--- Given exercise ---
Extract the data exactly, missing nothing.

---+---

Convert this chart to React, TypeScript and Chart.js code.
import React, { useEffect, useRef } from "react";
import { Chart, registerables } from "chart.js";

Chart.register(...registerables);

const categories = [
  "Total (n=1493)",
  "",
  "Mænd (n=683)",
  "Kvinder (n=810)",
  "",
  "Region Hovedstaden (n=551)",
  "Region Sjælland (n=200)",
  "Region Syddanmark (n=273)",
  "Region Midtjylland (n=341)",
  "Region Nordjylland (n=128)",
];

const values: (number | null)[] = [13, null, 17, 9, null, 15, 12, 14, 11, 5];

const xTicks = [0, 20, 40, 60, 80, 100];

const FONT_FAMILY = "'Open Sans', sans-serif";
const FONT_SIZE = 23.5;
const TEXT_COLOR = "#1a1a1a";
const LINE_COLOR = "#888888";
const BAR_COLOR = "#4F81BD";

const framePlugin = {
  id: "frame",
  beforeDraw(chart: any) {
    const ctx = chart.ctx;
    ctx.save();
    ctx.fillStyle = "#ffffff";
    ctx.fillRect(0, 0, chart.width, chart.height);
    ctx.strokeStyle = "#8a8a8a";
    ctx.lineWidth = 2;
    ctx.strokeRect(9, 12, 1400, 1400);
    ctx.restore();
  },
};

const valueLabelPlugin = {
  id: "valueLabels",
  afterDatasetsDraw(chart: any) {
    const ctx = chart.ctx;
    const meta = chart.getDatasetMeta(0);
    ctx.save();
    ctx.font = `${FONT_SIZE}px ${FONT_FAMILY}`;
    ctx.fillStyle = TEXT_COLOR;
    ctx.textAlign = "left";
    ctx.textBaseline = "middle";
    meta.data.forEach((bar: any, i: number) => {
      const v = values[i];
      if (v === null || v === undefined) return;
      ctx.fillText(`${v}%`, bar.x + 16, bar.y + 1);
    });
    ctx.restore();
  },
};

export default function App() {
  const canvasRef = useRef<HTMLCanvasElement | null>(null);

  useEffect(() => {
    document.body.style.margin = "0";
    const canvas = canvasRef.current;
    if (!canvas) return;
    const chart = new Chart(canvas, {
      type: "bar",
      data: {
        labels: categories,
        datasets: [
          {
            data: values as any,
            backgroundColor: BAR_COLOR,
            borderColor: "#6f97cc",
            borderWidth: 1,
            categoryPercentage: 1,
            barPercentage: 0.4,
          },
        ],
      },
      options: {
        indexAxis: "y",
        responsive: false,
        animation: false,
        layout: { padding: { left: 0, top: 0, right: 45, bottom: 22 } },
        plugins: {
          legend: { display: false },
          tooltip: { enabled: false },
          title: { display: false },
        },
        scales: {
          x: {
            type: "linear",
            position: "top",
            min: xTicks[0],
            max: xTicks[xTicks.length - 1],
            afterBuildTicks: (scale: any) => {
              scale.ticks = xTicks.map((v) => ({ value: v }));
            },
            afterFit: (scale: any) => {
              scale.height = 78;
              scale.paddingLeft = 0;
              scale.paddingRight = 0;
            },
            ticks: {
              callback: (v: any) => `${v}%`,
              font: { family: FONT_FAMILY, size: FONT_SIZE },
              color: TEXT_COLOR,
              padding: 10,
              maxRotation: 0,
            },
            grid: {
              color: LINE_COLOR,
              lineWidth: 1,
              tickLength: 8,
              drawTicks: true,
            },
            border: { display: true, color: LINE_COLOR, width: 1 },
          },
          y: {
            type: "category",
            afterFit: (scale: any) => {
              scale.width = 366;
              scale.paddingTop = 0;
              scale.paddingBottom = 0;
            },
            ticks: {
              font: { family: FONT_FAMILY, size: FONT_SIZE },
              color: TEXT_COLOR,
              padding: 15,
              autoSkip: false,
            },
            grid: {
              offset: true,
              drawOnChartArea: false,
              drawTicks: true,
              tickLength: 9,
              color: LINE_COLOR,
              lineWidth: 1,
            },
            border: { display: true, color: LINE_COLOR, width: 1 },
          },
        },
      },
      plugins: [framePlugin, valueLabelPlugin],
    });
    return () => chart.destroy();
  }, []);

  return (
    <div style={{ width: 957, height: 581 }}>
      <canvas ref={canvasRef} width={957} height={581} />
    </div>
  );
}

---+---

--- Solution to this problem ---
Convert this chart to React, TypeScript and Chart.js code.
import React, { useEffect, useRef } from "react";
import { Chart, registerables } from "chart.js";

Chart.register(...registerables);

const categories = [
  "Total (n=1493)",
  "",
  "Mænd (n=683)",
  "Kvinder (n=810)",
  "",
  "Region Hovedstaden (n=551)",
  "Region Sjælland (n=200)",
  "Region Syddanmark (n=273)",
  "Region Midtjylland (n=341)",
  "Region Nordjylland (n=128)",
];

const values: (number | null)[] = [13, null, 17, 9, null, 15, 12, 14, 11, 5];

const xTicks = [0, 20, 40, 60, 80, 100];

const FONT_FAMILY = "'Open Sans', sans-serif";
const FONT_SIZE = 23.5;
const TEXT_COLOR = "#1a1a1a";
const LINE_COLOR = "#888888";
const BAR_COLOR = "#4F81BD";

const framePlugin = {
  id: "frame",
  beforeDraw(chart: any) {
    const ctx = chart.ctx;
    ctx.save();
    ctx.fillStyle = "#ffffff";
    ctx.fillRect(0, 0, chart.width, chart.height);
    ctx.strokeStyle = "#8a8a8a";
    ctx.lineWidth = 2;
    ctx.strokeRect(9, 12, 1400, 1400);
    ctx.restore();
  },
};

const valueLabelPlugin = {
  id: "valueLabels",
  afterDatasetsDraw(chart: any) {
    const ctx = chart.ctx;
    const meta = chart.getDatasetMeta(0);
    ctx.save();
    ctx.font = `${FONT_SIZE}px ${FONT_FAMILY}`;
    ctx.fillStyle = TEXT_COLOR;
    ctx.textAlign = "left";
    ctx.textBaseline = "middle";
    meta.data.forEach((bar: any, i: number) => {
      const v = values[i];
      if (v === null || v === undefined) return;
      ctx.fillText(`${v}%`, bar.x + 16, bar.y + 1);
    });
    ctx.restore();
  },
};

export default function App() {
  const canvasRef = useRef<HTMLCanvasElement | null>(null);

  useEffect(() => {
    document.body.style.margin = "0";
    const canvas = canvasRef.current;
    if (!canvas) return;
    const chart = new Chart(canvas, {
      type: "bar",
      data: {
        labels: categories,
        datasets: [
          {
            data: values as any,
            backgroundColor: BAR_COLOR,
            borderColor: "#6f97cc",
            borderWidth: 1,
            categoryPercentage: 1,
            barPercentage: 0.4,
          },
        ],
      },
      options: {
        indexAxis: "y",
        responsive: false,
        animation: false,
        layout: { padding: { left: 0, top: 0, right: 45, bottom: 22 } },
        plugins: {
          legend: { display: false },
          tooltip: { enabled: false },
          title: { display: false },
        },
        scales: {
          x: {
            type: "linear",
            position: "top",
            min: xTicks[0],
            max: xTicks[xTicks.length - 1],
            afterBuildTicks: (scale: any) => {
              scale.ticks = xTicks.map((v) => ({ value: v }));
            },
            afterFit: (scale: any) => {
              scale.height = 78;
              scale.paddingLeft = 0;
              scale.paddingRight = 0;
            },
            ticks: {
              callback: (v: any) => `${v}%`,
              font: { family: FONT_FAMILY, size: FONT_SIZE },
              color: TEXT_COLOR,
              padding: 10,
              maxRotation: 0,
            },
            grid: {
              color: LINE_COLOR,
              lineWidth: 1,
              tickLength: 8,
              drawTicks: true,
            },
            border: { display: true, color: LINE_COLOR, width: 1 },
          },
          y: {
            type: "category",
            afterFit: (scale: any) => {
              scale.width = 366;
              scale.paddingTop = 0;
              scale.paddingBottom = 0;
            },
            ticks: {
              font: { family: FONT_FAMILY, size: FONT_SIZE },
              color: TEXT_COLOR,
              padding: 15,
              autoSkip: false,
            },
            grid: {
              offset: true,
              drawOnChartArea: false,
              drawTicks: true,
              tickLength: 9,
              color: LINE_COLOR,
              lineWidth: 1,
            },
            border: { display: true, color: LINE_COLOR, width: 1 },
          },
        },
      },
      plugins: [framePlugin, valueLabelPlugin],
    });
    return () => chart.destroy();
  }, []);

  return (
    <div style={{ width: 957, height: 581 }}>
      <canvas ref={canvasRef} width={957} height={581} />
    </div>
  );
}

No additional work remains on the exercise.